Figure 3: The recursive segmentation process. Each step is shown in detail. The number in parenthesis shows the number of horizontal and vertical cuts (respectively) that remain to be done for the region being processed. To correspond to the phone's keypad, we need 9 regions; therefore, we make 2 cuts horizontally and 2 vertically, so the initial image (A) starts with (2,2). In each image, the grey region is the region that must be cut, the striped region is not considered for cutting. The final segmentation (shown at the bottom) displays the combined cuts organized onto a single page.
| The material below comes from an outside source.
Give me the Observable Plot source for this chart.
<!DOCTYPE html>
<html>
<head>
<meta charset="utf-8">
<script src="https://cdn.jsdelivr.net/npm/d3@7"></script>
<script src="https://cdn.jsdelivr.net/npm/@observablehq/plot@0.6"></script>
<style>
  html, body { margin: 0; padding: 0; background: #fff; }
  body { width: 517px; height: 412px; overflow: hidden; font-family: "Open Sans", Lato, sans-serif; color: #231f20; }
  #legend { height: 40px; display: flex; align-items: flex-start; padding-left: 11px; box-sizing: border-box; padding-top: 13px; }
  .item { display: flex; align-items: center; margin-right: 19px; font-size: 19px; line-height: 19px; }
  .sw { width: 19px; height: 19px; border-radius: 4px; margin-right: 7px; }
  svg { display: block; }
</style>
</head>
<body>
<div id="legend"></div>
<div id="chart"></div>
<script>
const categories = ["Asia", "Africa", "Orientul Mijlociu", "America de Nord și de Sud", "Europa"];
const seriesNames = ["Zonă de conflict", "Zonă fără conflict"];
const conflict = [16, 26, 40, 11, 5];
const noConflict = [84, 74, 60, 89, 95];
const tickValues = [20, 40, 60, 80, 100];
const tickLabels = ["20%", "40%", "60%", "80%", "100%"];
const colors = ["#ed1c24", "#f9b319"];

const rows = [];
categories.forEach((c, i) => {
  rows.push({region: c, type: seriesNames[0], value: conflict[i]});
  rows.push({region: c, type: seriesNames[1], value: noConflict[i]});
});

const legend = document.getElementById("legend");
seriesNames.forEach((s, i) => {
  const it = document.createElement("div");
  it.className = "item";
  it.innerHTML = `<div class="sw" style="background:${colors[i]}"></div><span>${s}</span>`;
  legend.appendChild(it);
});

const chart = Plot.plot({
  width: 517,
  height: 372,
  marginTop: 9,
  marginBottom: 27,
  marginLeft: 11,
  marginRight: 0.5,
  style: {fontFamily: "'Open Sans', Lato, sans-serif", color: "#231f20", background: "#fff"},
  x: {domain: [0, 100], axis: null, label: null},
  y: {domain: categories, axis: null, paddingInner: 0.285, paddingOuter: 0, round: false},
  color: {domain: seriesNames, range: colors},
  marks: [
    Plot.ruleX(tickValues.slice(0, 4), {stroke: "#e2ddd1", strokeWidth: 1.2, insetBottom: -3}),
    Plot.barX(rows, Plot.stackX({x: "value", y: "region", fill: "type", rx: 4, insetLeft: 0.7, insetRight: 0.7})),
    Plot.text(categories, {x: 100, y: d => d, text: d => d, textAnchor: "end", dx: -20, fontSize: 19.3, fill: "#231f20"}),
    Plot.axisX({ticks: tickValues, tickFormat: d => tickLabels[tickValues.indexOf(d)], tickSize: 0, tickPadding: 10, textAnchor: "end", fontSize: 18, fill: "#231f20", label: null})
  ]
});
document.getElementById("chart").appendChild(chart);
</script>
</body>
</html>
Arrows ending with a circle indicate that no more cuts are required for the region.

Section 4.1 describes the recursive procedure. Section 4.2 describes how to select the places to cut by looking at the DOM.

4.1 Recursive Segmentation

The recursive segmentation procedure is easiest to visualize through a diagram, see Figure 3. In order to obtain a 3x3 segmentation of the web page (to correspond to the layout of the 1-9 keys on cellphones) we will need to make 2 horizontal and 2 vertical cuts, denoted by (2,2). In the example shown in Figure 3, the first cut chosen (see Figure 3-A) is a vertical cut. We then repeat the cut selection process for each of the subregions specified by this cut. After the first vertical cut is made, only one more vertical cut is required. Since the left branch (B) is the larger of the two (in terms of width), it will be cut again vertically. B also has two horizontal cuts remaining. Therefore, the cut requirements for B are denoted by (2,1). Since the right branch (C) is the smaller of the two, it will not need to be cut again vertically, but still requires two horizontal cuts (2,0).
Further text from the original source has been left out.